The SCA protocol specifies 8.25 grams of ground coffee per 150 ml of water, which is approximately 55 grams per liter. Multiple cups—typically five—are prepared per sample to assess uniformity across the lot.
At what water temperature should cupping water be added?
The SCA protocol specifies water at 93°C ± 1°C (approximately 200°F ± 2°F) when poured onto the grounds.
Why are five cups prepared per sample?
Five cups per sample allows evaluators to identify inconsistencies within a lot—such as a fermented or quaker-affected bean present in one cup but not others. Uniformity and clean cup attributes are scored individually across all five cups.

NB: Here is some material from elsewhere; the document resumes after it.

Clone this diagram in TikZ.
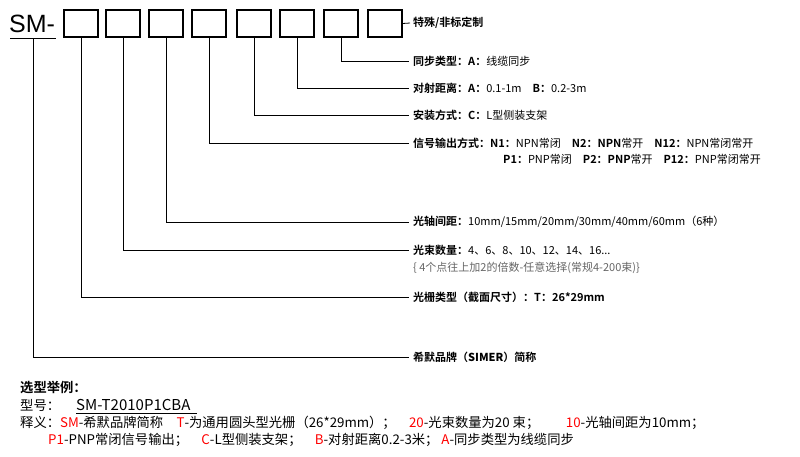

How long should a roasted sample rest before cupping?
The SCA protocol requires a minimum rest of 8 hours after roasting to allow outgassing to stabilize, and the sample should be cupped within 24 hours of roasting for reliable results.
What score qualifies a coffee as specialty grade on the SCA cupping form?
A coffee must achieve a Total Score of 80 points or above on the 100-point SCA cupping form to qualify as specialty grade. Scores of 85–89.99 are graded Excellent; scores of 90–100 are graded Outstanding.
What is the purpose of breaking the crust?
Breaking the crust at approximately 4 minutes releases a concentrated burst of volatile aromatics that have been trapped beneath the floating layer of grounds. The nose is held directly over the cup during the break to evaluate the most intense aromatic expression of the sample.
Why is tasting done at multiple temperatures?
A coffee's sensory profile changes significantly as it cools. Acidity and body are most perceptible at higher temperatures; sweetness and subtle defects often emerge at lower temperatures. The SCA protocol requires evaluation across the full cooling curve to capture a complete sensory picture.
What is the difference between a taint and a fault in SCA cupping?
A taint is an off-flavor that is noticeable but not dominant, carrying a 2-point deduction per affected cup. A fault is a dominant off-flavor that substantially diminishes cup quality, carrying a 4-point deduction per affected cup. Both are multiplied by the number of cups in which they appear.